Collection entries

============================================================

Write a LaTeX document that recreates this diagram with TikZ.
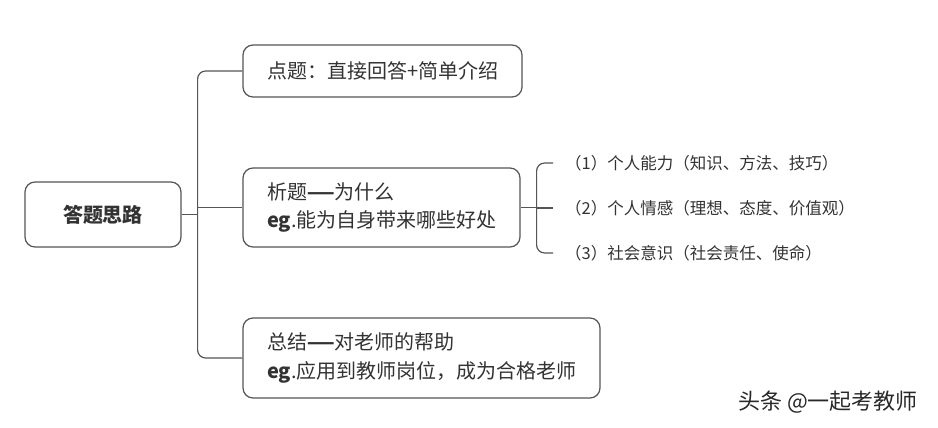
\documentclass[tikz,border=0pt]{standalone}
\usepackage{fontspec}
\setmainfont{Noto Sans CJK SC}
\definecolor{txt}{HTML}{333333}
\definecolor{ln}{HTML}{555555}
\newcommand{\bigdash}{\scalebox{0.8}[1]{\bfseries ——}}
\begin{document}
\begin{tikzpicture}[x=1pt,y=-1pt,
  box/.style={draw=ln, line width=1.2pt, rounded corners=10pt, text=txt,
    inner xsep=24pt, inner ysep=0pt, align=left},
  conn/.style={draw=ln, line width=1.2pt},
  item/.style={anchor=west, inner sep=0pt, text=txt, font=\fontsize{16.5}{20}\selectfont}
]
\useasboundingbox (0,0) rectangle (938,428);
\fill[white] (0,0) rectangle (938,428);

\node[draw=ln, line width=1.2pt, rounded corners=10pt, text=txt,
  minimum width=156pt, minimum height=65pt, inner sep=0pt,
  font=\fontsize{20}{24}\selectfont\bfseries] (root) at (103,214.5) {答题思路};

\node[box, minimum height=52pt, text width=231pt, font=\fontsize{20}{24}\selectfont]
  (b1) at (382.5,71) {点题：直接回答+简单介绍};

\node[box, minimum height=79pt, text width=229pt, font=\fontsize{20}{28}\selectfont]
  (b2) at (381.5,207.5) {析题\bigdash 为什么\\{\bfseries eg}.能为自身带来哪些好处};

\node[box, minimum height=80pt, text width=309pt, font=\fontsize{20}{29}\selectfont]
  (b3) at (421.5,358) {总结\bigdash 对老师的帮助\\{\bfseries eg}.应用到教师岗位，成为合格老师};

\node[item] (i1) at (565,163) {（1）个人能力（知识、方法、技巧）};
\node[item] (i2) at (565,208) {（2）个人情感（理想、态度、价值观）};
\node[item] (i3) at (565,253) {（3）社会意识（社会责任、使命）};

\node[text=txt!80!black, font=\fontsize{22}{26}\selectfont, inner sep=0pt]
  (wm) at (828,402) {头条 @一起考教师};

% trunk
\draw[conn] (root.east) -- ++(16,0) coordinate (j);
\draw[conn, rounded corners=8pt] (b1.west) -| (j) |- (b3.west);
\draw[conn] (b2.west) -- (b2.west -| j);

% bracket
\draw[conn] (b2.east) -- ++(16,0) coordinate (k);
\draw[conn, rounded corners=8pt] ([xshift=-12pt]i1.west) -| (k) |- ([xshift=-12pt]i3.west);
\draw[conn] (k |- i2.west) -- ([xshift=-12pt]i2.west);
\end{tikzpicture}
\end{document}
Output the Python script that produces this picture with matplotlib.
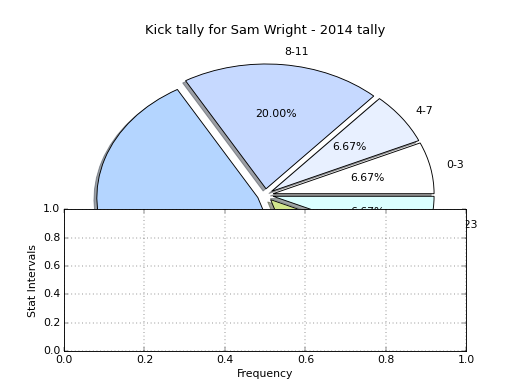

============================================================

[PROMPT] Repeat the lines of the listing above verbatim, beginning at its first line and ending at the line containing "(b3) at (421.5,358)", which is included. Omit pictures.

[EXERCISE ANSWER]
Write a LaTeX document that recreates this diagram with TikZ.
\documentclass[tikz,border=0pt]{standalone}
\usepackage{fontspec}
\setmainfont{Noto Sans CJK SC}
\definecolor{txt}{HTML}{333333}
\definecolor{ln}{HTML}{555555}
\newcommand{\bigdash}{\scalebox{0.8}[1]{\bfseries ——}}
\begin{document}
\begin{tikzpicture}[x=1pt,y=-1pt,
  box/.style={draw=ln, line width=1.2pt, rounded corners=10pt, text=txt,
    inner xsep=24pt, inner ysep=0pt, align=left},
  conn/.style={draw=ln, line width=1.2pt},
  item/.style={anchor=west, inner sep=0pt, text=txt, font=\fontsize{16.5}{20}\selectfont}
]
\useasboundingbox (0,0) rectangle (938,428);
\fill[white] (0,0) rectangle (938,428);

\node[draw=ln, line width=1.2pt, rounded corners=10pt, text=txt,
  minimum width=156pt, minimum height=65pt, inner sep=0pt,
  font=\fontsize{20}{24}\selectfont\bfseries] (root) at (103,214.5) {答题思路};

\node[box, minimum height=52pt, text width=231pt, font=\fontsize{20}{24}\selectfont]
  (b1) at (382.5,71) {点题：直接回答+简单介绍};

\node[box, minimum height=79pt, text width=229pt, font=\fontsize{20}{28}\selectfont]
  (b2) at (381.5,207.5) {析题\bigdash 为什么\\{\bfseries eg}.能为自身带来哪些好处};

\node[box, minimum height=80pt, text width=309pt, font=\fontsize{20}{29}\selectfont]
  (b3) at (421.5,358) {总结\bigdash 对老师的帮助\\{\bfseries eg}.应用到教师岗位，成为合格老师};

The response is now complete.